The firm said it had to take the multimillion-pound hit “for potential client refunds”.
In October it said that it would overhaul its fees after the regulator raised concerns. The firm reported a £9.9million loss and said it would lower dividend payments.
Boss Mark FitzPatrick admitted it was a “disappointing outcome for everyone”.
Analysts at Numis criticised the firm for not dealing with the issues “comprehensively” and said it was another “piecemeal warning” from the business.
BITCOIN’S HIGH RISE
BITCOIN’S rally continues, as the world’s best-known cryptocurrency has risen above $62,000 (£49,000) for the first time in two years.
The digital coin has risen in value by a fifth this week, fuelled by the launch of exchange-traded funds. That has brought in a new pool of buyers as digital coins are now accessible to institutional investors.
The last time Bitcoin was this high, investors lost over $2trillion (£1.6trillion) as the market went into meltdown shortly after.
JUST EAT’S BIG AD TAKE AWAY
TAKEAWAY giant Just Eat spends almost double its entire earnings on its blowout marketing budget, its latest accounts show.
The firm, which launched a campaign with singer Christina Aguilera last year after previously using Katy Perry and Snoop Dogg, spent £503million on marketing expenses last year in contrast to its £277million adjusted earnings. It made a £1.7billion annual pre-tax loss.
Its UK profits leapt fivefold to £115million. Brits placed 246million orders last year, 6 per cent down on the previous year, but with customers paying more for their takeaways.
NEW HOMES CUT
BUILDER Taylor Wimpey has said it will construct fewer homes this year, days after the competition watchdog said it was investigating eight housebuilders for colluding to limit supply and push up prices.

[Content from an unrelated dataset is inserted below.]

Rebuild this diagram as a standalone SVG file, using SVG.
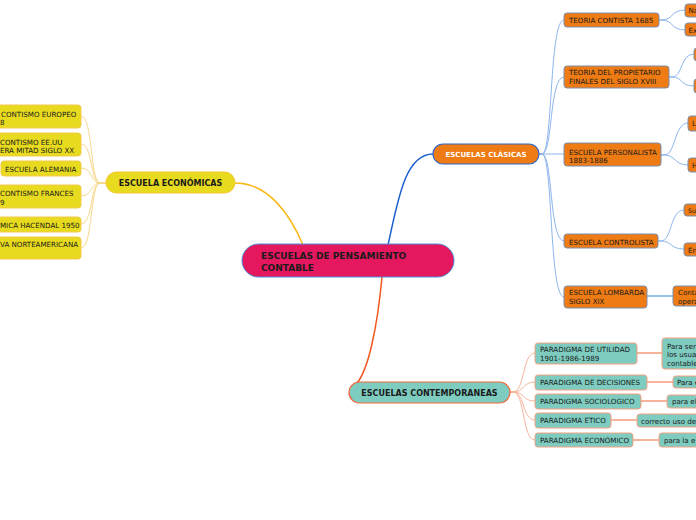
<svg xmlns="http://www.w3.org/2000/svg" width="696" height="520" viewBox="0 0 696 520">
<style>
text{font-family:"DejaVu Sans","Verdana",sans-serif;fill:#1a1a1a}
.s{font-size:7.1px}
.xs{font-size:6.2px}
.b{font-weight:bold}
.yl{fill:#E8DB1F;stroke:#F2C94C;stroke-width:1}
.or{fill:#EE7B13;stroke:#7D8FAE;stroke-width:1}
.tl{fill:#7ECCC0;stroke:#F4A283;stroke-width:1}
.cy{fill:none;stroke:#F7D98C;stroke-width:1}
.cb{fill:none;stroke:#8DB5EE;stroke-width:1}
.cs{fill:none;stroke:#F8B49A;stroke-width:1}
</style>
<rect width="696" height="520" fill="#ffffff"/>
<g id="connectors">
<path d="M303,245 C290,214 268,183 235,183" fill="none" stroke="#F9B814" stroke-width="1.5"/>
<path d="M388,245 C398,200 405,154 433,154" fill="none" stroke="#1B5FCF" stroke-width="1.5"/>
<path d="M382,277 C377,330 368,370 357,383" fill="none" stroke="#F2561F" stroke-width="1.5"/>
<path class="cy" d="M106,183 L100,183 C90,183 93,116 81,116"/>
<path class="cy" d="M106,183 L100,183 C90,183 93,144 81,144"/>
<path class="cy" d="M106,183 L100,183 C90,183 93,168 81,168"/>
<path class="cy" d="M106,183 L100,183 C90,183 93,196 81,196"/>
<path class="cy" d="M106,183 L100,183 C90,183 93,224 81,224"/>
<path class="cy" d="M106,183 L100,183 C90,183 93,248 81,248"/>
<path class="cb" d="M539,154 L542,154 C553,154 549,20 564,20"/>
<path class="cb" d="M539,154 L542,154 C553,154 549,77 564,77"/>
<path class="cb" d="M539,154 L564,154"/>
<path class="cb" d="M539,154 L542,154 C553,154 549,241 564,241"/>
<path class="cb" d="M539,154 L542,154 C553,154 549,297 564,297"/>
<path class="cb" d="M659,20 L662,20 C673,20 671,10 685,10"/>
<path class="cb" d="M659,20 L662,20 C673,20 671,30 685,30"/>
<path class="cb" d="M669,77 L672,77 C683,77 680,54 694,54"/>
<path class="cb" d="M669,77 L672,77 C683,77 680,86 694,86"/>
<path class="cb" d="M661,155 L664,155 C676,155 674,123 688,123"/>
<path class="cb" d="M661,155 L664,155 C676,155 674,165 688,165"/>
<path class="cb" d="M658,241 L661,241 C672,241 670,210 684,210"/>
<path class="cb" d="M658,241 L661,241 C672,241 670,249 684,249"/>
<path d="M647,296 L673,296" fill="none" stroke="#9CC0F0" stroke-width="2"/>
<path class="cs" d="M510,392 L513,392 C525,392 522,353 535,353"/>
<path class="cs" d="M510,392 L513,392 C525,392 522,382 535,382"/>
<path class="cs" d="M510,392 L513,392 C525,392 522,401 535,401"/>
<path class="cs" d="M510,392 L513,392 C525,392 522,420 535,420"/>
<path class="cs" d="M510,392 L513,392 C525,392 522,440 535,440"/>
<path d="M637,353 L662,353" fill="none" stroke="#F8B49A" stroke-width="2"/>
<path d="M647,382 L673,382" fill="none" stroke="#F8B49A" stroke-width="2"/>
<path d="M641,401 L667,401" fill="none" stroke="#F8B49A" stroke-width="2"/>
<path d="M611,420 L637,420" fill="none" stroke="#F8B49A" stroke-width="2"/>
<path d="M633,440 L659,440" fill="none" stroke="#F8B49A" stroke-width="2"/>
</g>
<g id="central">
<rect x="242" y="244" width="212" height="33" rx="16.5" fill="#E5185F" stroke="#4A8FD6" stroke-width="1"/>
<text x="261" y="259" font-size="9px" class="b">ESCUELAS DE PENSAMIENTO</text>
<text x="261" y="270.5" font-size="9px" class="b">CONTABLE</text>
</g>
<g id="economicas">
<rect x="106" y="172" width="129" height="21" rx="10.5" fill="#E8DB1F" stroke="#F5C431" stroke-width="1"/>
<text x="170.5" y="186" font-size="8px" class="b" text-anchor="middle">ESCUELA ECONÓMICAS</text>
</g>
<g id="eco1"><rect class="yl" x="-60" y="105" width="141" height="23" rx="3"/><text class="s" x="1" y="116.5">CONTISMO EUROPEO</text><text class="s" x="0" y="125">8</text></g>
<g id="eco2"><rect class="yl" x="-60" y="133" width="141" height="23" rx="3"/><text class="s" x="0" y="144.5">CONTISMO EE.UU</text><text class="s" x="0" y="153">ERA MITAD SIGLO XX</text></g>
<g id="eco3"><rect class="yl" x="1" y="161" width="80" height="15" rx="3"/><text class="s" x="5" y="171.5">ESCUELA ALEMANIA</text></g>
<g id="eco4"><rect class="yl" x="-60" y="185" width="141" height="23" rx="3"/><text class="s" x="0" y="196">CONTISMO FRANCES</text><text class="s" x="0" y="204.5">9</text></g>
<g id="eco5"><rect class="yl" x="-60" y="217" width="141" height="15" rx="3"/><text class="s" x="0" y="227.5">MICA HACENDAL 1950</text></g>
<g id="eco6"><rect class="yl" x="-60" y="237" width="141" height="22" rx="3"/><text class="s" x="0" y="247">VA NORTEAMERICANA</text></g>
<g id="clasicas">
<rect x="433" y="144" width="106" height="20" rx="10" fill="#EE7B13" stroke="#2F67C9" stroke-width="1.2"/>
<text x="486" y="157" font-size="7px" class="b" text-anchor="middle" style="fill:#ffffff">ESCUELAS CLÁSICAS</text>
</g>
<g id="cla1"><rect class="or" x="564" y="13" width="95" height="14" rx="3"/><text class="s" x="569" y="23">TEORIA CONTISTA 1685</text></g>
<g id="cla2"><rect class="or" x="564" y="66" width="105" height="22" rx="3"/><text class="s" x="569" y="75">TEORIA DEL PROPIETARIO</text><text class="s" x="569" y="84">FINALES DEL SIGLO XVIII</text></g>
<g id="cla3"><rect class="or" x="564" y="143" width="97" height="23" rx="3"/><text class="s" x="569" y="154.5">ESCUELA PERSONALISTA</text><text class="s" x="569" y="163">1883-1886</text></g>
<g id="cla4"><rect class="or" x="564" y="234" width="94" height="14" rx="3"/><text class="s" x="569" y="244.5">ESCUELA CONTROLISTA</text></g>
<g id="cla5"><rect class="or" x="564" y="286" width="83" height="22" rx="3"/><text class="s" x="569" y="295">ESCUELA LOMBARDA</text><text class="s" x="569" y="303.5">SIGLO XIX</text></g>
<g id="cla1a"><rect class="or" x="685" y="4" width="40" height="13" rx="3"/><text class="s" x="688.5" y="13">Na</text></g>
<g id="cla1b"><rect class="or" x="685" y="23" width="40" height="13" rx="3"/><text class="s" x="688.5" y="32.5">Ex</text></g>
<g id="cla2a"><rect class="or" x="694" y="48" width="40" height="13" rx="3"/></g>
<g id="cla2b"><rect class="or" x="694" y="79" width="40" height="14" rx="3"/></g>
<g id="cla3a"><rect class="or" x="688" y="116" width="40" height="15" rx="3"/><text class="s" x="692" y="126">L</text></g>
<g id="cla3b"><rect class="or" x="688" y="158" width="40" height="14" rx="3"/><text class="s" x="692" y="168">H</text></g>
<g id="cla4a"><rect class="or" x="684" y="204" width="40" height="12" rx="3"/><text class="xs" x="688" y="212.5">Su</text></g>
<g id="cla4b"><rect class="or" x="684" y="243" width="40" height="13" rx="3"/><text class="s" x="688" y="252.5">En</text></g>
<g id="cla5a"><rect class="or" x="673" y="286" width="60" height="20" rx="3"/><text class="s" x="678" y="295">Conta</text><text class="s" x="678" y="304">opera</text></g>
<g id="contemporaneas">
<rect x="349" y="382" width="161" height="21" rx="10.5" fill="#7ECCC0" stroke="#F2683A" stroke-width="1.2"/>
<text x="429.5" y="395.5" font-size="8px" class="b" text-anchor="middle">ESCUELAS CONTEMPORANEAS</text>
</g>
<g id="con1"><rect class="tl" x="535" y="343" width="102" height="21" rx="3"/><text class="s" x="540" y="352">PARADIGMA DE UTILIDAD</text><text class="s" x="540" y="361">1901-1986-1989</text></g>
<g id="con2"><rect class="tl" x="535" y="375" width="112" height="15" rx="3"/><text class="s" x="540" y="385">PARADIGMA DE DECISIONES</text></g>
<g id="con3"><rect class="tl" x="535" y="394" width="106" height="15" rx="3"/><text class="s" x="540" y="404">PARADIGMA SOCIOLOGICO</text></g>
<g id="con4"><rect class="tl" x="535" y="413" width="76" height="15" rx="3"/><text class="s" x="540" y="423">PARADIGMA ETICO</text></g>
<g id="con5"><rect class="tl" x="535" y="433" width="98" height="14" rx="3"/><text class="s" x="540" y="442.5">PARADIGMA ECONÓMICO</text></g>
<g id="con1a"><rect class="tl" x="662" y="338" width="60" height="31" rx="3"/><text class="s" x="667" y="348.5">Para ser</text><text class="s" x="667" y="357">los usua</text><text class="s" x="667" y="365.5">contable</text></g>
<g id="con2a"><rect class="tl" x="673" y="376" width="50" height="12" rx="3"/><text class="s" x="677" y="385">Para e</text></g>
<g id="con3a"><rect class="tl" x="667" y="395" width="50" height="13" rx="3"/><text class="s" x="672" y="404">para el</text></g>
<g id="con4a"><rect class="tl" x="637" y="414" width="80" height="13" rx="3"/><text class="s" x="641" y="423.5">correcto uso de</text></g>
<g id="con5a"><rect class="tl" x="659" y="433" width="60" height="14" rx="3"/><text class="s" x="664" y="442.5">para la e</text></g>
</svg>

The firm said that it would “co-operate fully”. Boss Jennie Daly has also called the planning regime “challenging”.
It posted a 42 per cent drop in profits to £473.8million and completed a quarter fewer homes at 10,848.
But it said there were “signs of improvement”.
A DIRECT SNUB TO BUY BID
INSURER Direct Line has become the latest British company to bat away an opportunistic foreign suitor, rejecting a £3.1billion bid.

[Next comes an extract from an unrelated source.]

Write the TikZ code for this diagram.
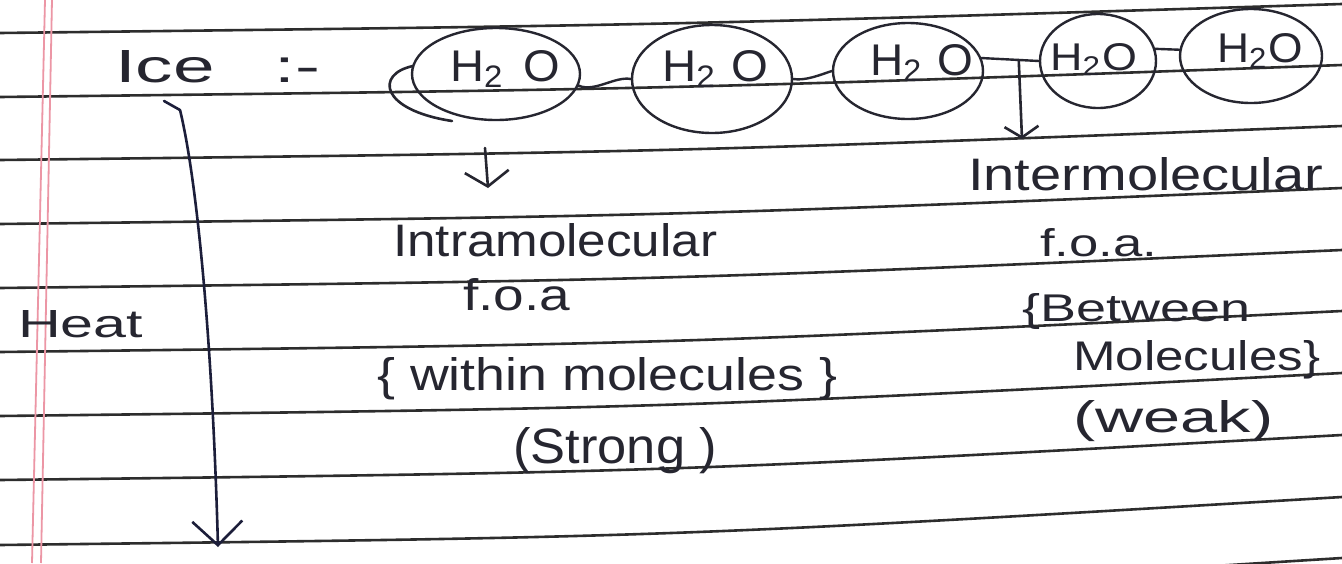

The firm, which also owns the Churchill brand, confirmed that it had received a 233p-a-share bid from Belgian rival Ageas.
Direct Line said that it had rejected the “unattractive” and “highly opportunistic” proposal and claimed it “significantly undervalued” the business.
Nonetheless, shares in Direct Line bounced yesterday by the biggest amount ever, up by 39p, or 24 per cent, to 202.7p.
The company is waiting for new boss Adam Winslow to arrive next month and said he was tasked with “refreshing the strategy and operational focus” of the business.
Penny James was let go last year after scrapping its dividend amid tumbling profits.
KLARNA LOSS NO5
BUY-now-pay-later company Klarna has posted its fifth annual loss in a row as the firm gears up for a potential £15billion New York listing.
Klarna reported losses of £190million, an improvement on the previous year’s £800million loss. Meanwhile revenues rose by more than a fifth to £1.79billion while boss Sebastian Siemiatkowski said it continues “on our journey to long-term profitability”.
Klarna has 150million customers but critics argue that it encourages users to buy things they cannot afford.
BRAKE ON ASTON E.V
LUXURY carmaker Aston Martin has said it will delay its electric vehicle production until 2026, while it focuses on its turnaround plan.
The UK increased production of electric and hybrid vehicles by 4.5 per cent last month but the majority were exported, the Society of Motor Manufacturers and Traders reported.
British carmaking is revving up, with a 21 per cent jump in production of 82,997 cars in January, the trade body added.